■ Dataset extract ■
■ ■ ■ ■ ■ ■ ■
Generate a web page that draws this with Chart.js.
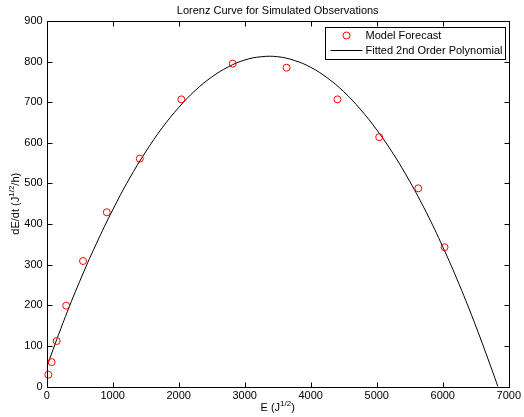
<!DOCTYPE html>
<html>
<head>
<meta charset="utf-8">
<script src="https://cdn.jsdelivr.net/npm/chart.js@4/dist/chart.umd.min.js"></script>
<style>
  html, body { margin: 0; padding: 0; background: #fff; }
  canvas { display: block; }
</style>
</head>
<body>
<canvas id="chart" width="524" height="417"></canvas>
<script>
// model forecast points
const forecastE = [25, 75, 151, 295, 550, 910, 1410, 2040, 2819, 3634, 4405, 5037, 5629, 6027]
const forecastRate = [29, 60, 112, 199, 309, 429, 561, 707, 795, 785, 707, 614, 488, 343]

// fitted curve
const fitE = [0, 250, 500, 750, 1000, 1250, 1500, 1750, 2000, 2250, 2500, 2750, 3000, 3250, 3500,
  3750, 4000, 4250, 4500, 4750, 5000, 5250, 5500, 5750, 6000, 6250, 6500, 6750, 6835]
const fitRate = [48, 158, 259, 351, 435, 511, 578, 637, 687, 729, 762, 787, 804, 812, 812,
  803, 786, 760, 726, 683, 632, 573, 505, 429, 344, 251, 149, 39, 0]

const xTicks = [0, 1000, 2000, 3000, 4000, 5000, 6000, 7000]
const yTicks = [0, 100, 200, 300, 400, 500, 600, 700, 800, 900]

const FONT = '"Liberation Sans", Arial, Helvetica, sans-serif'

function toPoints(xs, ys) {
  return xs.map((x, i) => ({ x, y: ys[i] }))
}

// draws text with a superscript part: parts = [[text, isSup], ...]
function drawRich(ctx, parts, x, y, size) {
  const supSize = Math.round(size * 0.72)
  let total = 0
  parts.forEach(([t, sup]) => {
    ctx.font = `${sup ? supSize : size}px ${FONT}`
    total += ctx.measureText(t).width
  })
  let cx = x - total / 2
  parts.forEach(([t, sup]) => {
    ctx.font = `${sup ? supSize : size}px ${FONT}`
    ctx.fillText(t, cx, sup ? y - 4 : y)
    cx += ctx.measureText(t).width
  })
}

const framePlugin = {
  id: "frame",
  afterDraw(chart) {
    const { ctx, chartArea: a, scales } = chart
    const L = Math.round(a.left) + 0.5
    const R = Math.round(a.right) + 0.5
    const T = Math.round(a.top) + 0.5
    const B = Math.round(a.bottom) + 0.5
    const tick = 5
    ctx.save()
    ctx.strokeStyle = "#000"
    ctx.lineWidth = 1
    ctx.strokeRect(L, T, R - L, B - T)
    ctx.beginPath()
    xTicks.forEach((v) => {
      const px = Math.round(scales.x.getPixelForValue(v)) + 0.5
      ctx.moveTo(px, B); ctx.lineTo(px, B - tick)
      ctx.moveTo(px, T); ctx.lineTo(px, T + tick)
    })
    yTicks.forEach((v) => {
      const py = Math.round(scales.y.getPixelForValue(v)) + 0.5
      ctx.moveTo(L, py); ctx.lineTo(L + tick, py)
      ctx.moveTo(R, py); ctx.lineTo(R - tick, py)
    })
    ctx.stroke()

    // title and axis labels
    ctx.fillStyle = "#000"
    ctx.textBaseline = "middle"
    ctx.textAlign = "center"
    ctx.font = `11px ${FONT}`
    ctx.fillText("Lorenz Curve for Simulated Observations", (a.left + a.right) / 2, 11)
    ctx.textAlign = "left"
    drawRich(ctx, [["E (J", false], ["1/2", true], [")", false]], (a.left + a.right) / 2, 408, 11)
    ctx.save()
    ctx.translate(16, (a.top + a.bottom) / 2)
    ctx.rotate(-Math.PI / 2)
    drawRich(ctx, [["dE/dt (J", false], ["1/2", true], ["/h)", false]], 0, 0, 11)
    ctx.restore()

    // legend
    const lw = 180, lh = 32
    const lx = Math.round(a.right - 3.5 - lw) + 0.5
    const ly = Math.round(a.top + 6) + 0.5
    ctx.fillStyle = "#fff"
    ctx.fillRect(lx, ly, lw, lh)
    ctx.strokeStyle = "#000"
    ctx.strokeRect(lx, ly, lw, lh)
    const ds = chart.data.datasets
    ctx.strokeStyle = "#ff0000"
    ctx.beginPath()
    ctx.arc(lx + 21, ly + 8, 3.5, 0, Math.PI * 2)
    ctx.stroke()
    ctx.strokeStyle = "#000"
    ctx.beginPath()
    ctx.moveTo(lx + 5, ly + 23); ctx.lineTo(lx + 37, ly + 23)
    ctx.stroke()
    ctx.fillStyle = "#000"
    ctx.font = `11px ${FONT}`
    ctx.textAlign = "left"
    ctx.fillText(ds[0].label, lx + 40, ly + 8.5)
    ctx.fillText(ds[1].label, lx + 40, ly + 23.5)
    ctx.restore()
  }
}

new Chart(document.getElementById("chart"), {
  type: "scatter",
  data: {
    datasets: [
      {
        label: "Model Forecast",
        data: toPoints(forecastE, forecastRate),
        pointStyle: "circle",
        pointRadius: 3.5,
        pointBorderWidth: 1,
        borderColor: "#ff0000",
        backgroundColor: "rgba(0,0,0,0)",
        showLine: false,
        clip: false,
        order: 0
      },
      {
        label: "Fitted 2nd Order Polynomial",
        data: toPoints(fitE, fitRate),
        showLine: true,
        borderColor: "#000",
        borderWidth: 1,
        pointRadius: 0,
        tension: 0.4,
        order: 1
      }
    ]
  },
  options: {
    responsive: false,
    animation: false,
    layout: { padding: { top: 21, right: 14, left: 0, bottom: 0 } },
    plugins: {
      legend: { display: false },
      tooltip: { enabled: false }
    },
    scales: {
      x: {
        type: "linear",
        min: 0,
        max: 7000,
        afterBuildTicks: (s) => { s.ticks = xTicks.map((v) => ({ value: v })) },
        afterFit: (s) => { s.height = 30.5 },
        grid: { display: false, drawTicks: false },
        border: { display: false },
        ticks: {
          color: "#000", font: { family: FONT, size: 11 }, padding: 3, maxRotation: 0,
          callback: (v) => String(v)
        }
      },
      y: {
        type: "linear",
        min: 0,
        max: 900,
        afterBuildTicks: (s) => { s.ticks = yTicks.map((v) => ({ value: v })) },
        afterFit: (s) => { s.width = 46.7 },
        grid: { display: false, drawTicks: false },
        border: { display: false },
        ticks: {
          color: "#000", font: { family: FONT, size: 11 }, padding: 4,
          callback: (v) => String(v)
        }
      }
    }
  },
  plugins: [framePlugin]
})
</script>
</body>
</html>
■ ■ ■ ■ ■ ■ ■
■ Direction ■
Reproduce every line above as written, skipping pictures.

■ Answer to this task ■
Generate a web page that draws this with Chart.js.
<!DOCTYPE html>
<html>
<head>
<meta charset="utf-8">
<script src="https://cdn.jsdelivr.net/npm/chart.js@4/dist/chart.umd.min.js"></script>
<style>
  html, body { margin: 0; padding: 0; background: #fff; }
  canvas { display: block; }
</style>
</head>
<body>
<canvas id="chart" width="524" height="417"></canvas>
<script>
// model forecast points
const forecastE = [25, 75, 151, 295, 550, 910, 1410, 2040, 2819, 3634, 4405, 5037, 5629, 6027]
const forecastRate = [29, 60, 112, 199, 309, 429, 561, 707, 795, 785, 707, 614, 488, 343]

// fitted curve
const fitE = [0, 250, 500, 750, 1000, 1250, 1500, 1750, 2000, 2250, 2500, 2750, 3000, 3250, 3500,
  3750, 4000, 4250, 4500, 4750, 5000, 5250, 5500, 5750, 6000, 6250, 6500, 6750, 6835]
const fitRate = [48, 158, 259, 351, 435, 511, 578, 637, 687, 729, 762, 787, 804, 812, 812,
  803, 786, 760, 726, 683, 632, 573, 505, 429, 344, 251, 149, 39, 0]

const xTicks = [0, 1000, 2000, 3000, 4000, 5000, 6000, 7000]
const yTicks = [0, 100, 200, 300, 400, 500, 600, 700, 800, 900]

const FONT = '"Liberation Sans", Arial, Helvetica, sans-serif'

function toPoints(xs, ys) {
  return xs.map((x, i) => ({ x, y: ys[i] }))
}

// draws text with a superscript part: parts = [[text, isSup], ...]
function drawRich(ctx, parts, x, y, size) {
  const supSize = Math.round(size * 0.72)
  let total = 0
  parts.forEach(([t, sup]) => {
    ctx.font = `${sup ? supSize : size}px ${FONT}`
    total += ctx.measureText(t).width
  })
  let cx = x - total / 2
  parts.forEach(([t, sup]) => {
    ctx.font = `${sup ? supSize : size}px ${FONT}`
    ctx.fillText(t, cx, sup ? y - 4 : y)
    cx += ctx.measureText(t).width
  })
}

const framePlugin = {
  id: "frame",
  afterDraw(chart) {
    const { ctx, chartArea: a, scales } = chart
    const L = Math.round(a.left) + 0.5
    const R = Math.round(a.right) + 0.5
    const T = Math.round(a.top) + 0.5
    const B = Math.round(a.bottom) + 0.5
    const tick = 5
    ctx.save()
    ctx.strokeStyle = "#000"
    ctx.lineWidth = 1
    ctx.strokeRect(L, T, R - L, B - T)
    ctx.beginPath()
    xTicks.forEach((v) => {
      const px = Math.round(scales.x.getPixelForValue(v)) + 0.5
      ctx.moveTo(px, B); ctx.lineTo(px, B - tick)
      ctx.moveTo(px, T); ctx.lineTo(px, T + tick)
    })
    yTicks.forEach((v) => {
      const py = Math.round(scales.y.getPixelForValue(v)) + 0.5
      ctx.moveTo(L, py); ctx.lineTo(L + tick, py)
      ctx.moveTo(R, py); ctx.lineTo(R - tick, py)
    })
    ctx.stroke()

    // title and axis labels
    ctx.fillStyle = "#000"
    ctx.textBaseline = "middle"
    ctx.textAlign = "center"
    ctx.font = `11px ${FONT}`
    ctx.fillText("Lorenz Curve for Simulated Observations", (a.left + a.right) / 2, 11)
    ctx.textAlign = "left"
    drawRich(ctx, [["E (J", false], ["1/2", true], [")", false]], (a.left + a.right) / 2, 408, 11)
    ctx.save()
    ctx.translate(16, (a.top + a.bottom) / 2)
    ctx.rotate(-Math.PI / 2)
    drawRich(ctx, [["dE/dt (J", false], ["1/2", true], ["/h)", false]], 0, 0, 11)
    ctx.restore()

    // legend
    const lw = 180, lh = 32
    const lx = Math.round(a.right - 3.5 - lw) + 0.5
    const ly = Math.round(a.top + 6) + 0.5
    ctx.fillStyle = "#fff"
    ctx.fillRect(lx, ly, lw, lh)
    ctx.strokeStyle = "#000"
    ctx.strokeRect(lx, ly, lw, lh)
    const ds = chart.data.datasets
    ctx.strokeStyle = "#ff0000"
    ctx.beginPath()
    ctx.arc(lx + 21, ly + 8, 3.5, 0, Math.PI * 2)
    ctx.stroke()
    ctx.strokeStyle = "#000"
    ctx.beginPath()
    ctx.moveTo(lx + 5, ly + 23); ctx.lineTo(lx + 37, ly + 23)
    ctx.stroke()
    ctx.fillStyle = "#000"
    ctx.font = `11px ${FONT}`
    ctx.textAlign = "left"
    ctx.fillText(ds[0].label, lx + 40, ly + 8.5)
    ctx.fillText(ds[1].label, lx + 40, ly + 23.5)
    ctx.restore()
  }
}

new Chart(document.getElementById("chart"), {
  type: "scatter",
  data: {
    datasets: [
      {
        label: "Model Forecast",
        data: toPoints(forecastE, forecastRate),
        pointStyle: "circle",
        pointRadius: 3.5,
        pointBorderWidth: 1,
        borderColor: "#ff0000",
        backgroundColor: "rgba(0,0,0,0)",
        showLine: false,
        clip: false,
        order: 0
      },
      {
        label: "Fitted 2nd Order Polynomial",
        data: toPoints(fitE, fitRate),
        showLine: true,
        borderColor: "#000",
        borderWidth: 1,
        pointRadius: 0,
        tension: 0.4,
        order: 1
      }
    ]
  },
  options: {
    responsive: false,
    animation: false,
    layout: { padding: { top: 21, right: 14, left: 0, bottom: 0 } },
    plugins: {
      legend: { display: false },
      tooltip: { enabled: false }
    },
    scales: {
      x: {
        type: "linear",
        min: 0,
        max: 7000,
        afterBuildTicks: (s) => { s.ticks = xTicks.map((v) => ({ value: v })) },
        afterFit: (s) => { s.height = 30.5 },
        grid: { display: false, drawTicks: false },
        border: { display: false },
        ticks: {
          color: "#000", font: { family: FONT, size: 11 }, padding: 3, maxRotation: 0,
          callback: (v) => String(v)
        }
      },
      y: {
        type: "linear",
        min: 0,
        max: 900,
        afterBuildTicks: (s) => { s.ticks = yTicks.map((v) => ({ value: v })) },
        afterFit: (s) => { s.width = 46.7 },
        grid: { display: false, drawTicks: false },
        border: { display: false },
        ticks: {
          color: "#000", font: { family: FONT, size: 11 }, padding: 4,
          callback: (v) => String(v)
        }
      }
    }
  },
  plugins: [framePlugin]
})
</script>
</body>
</html>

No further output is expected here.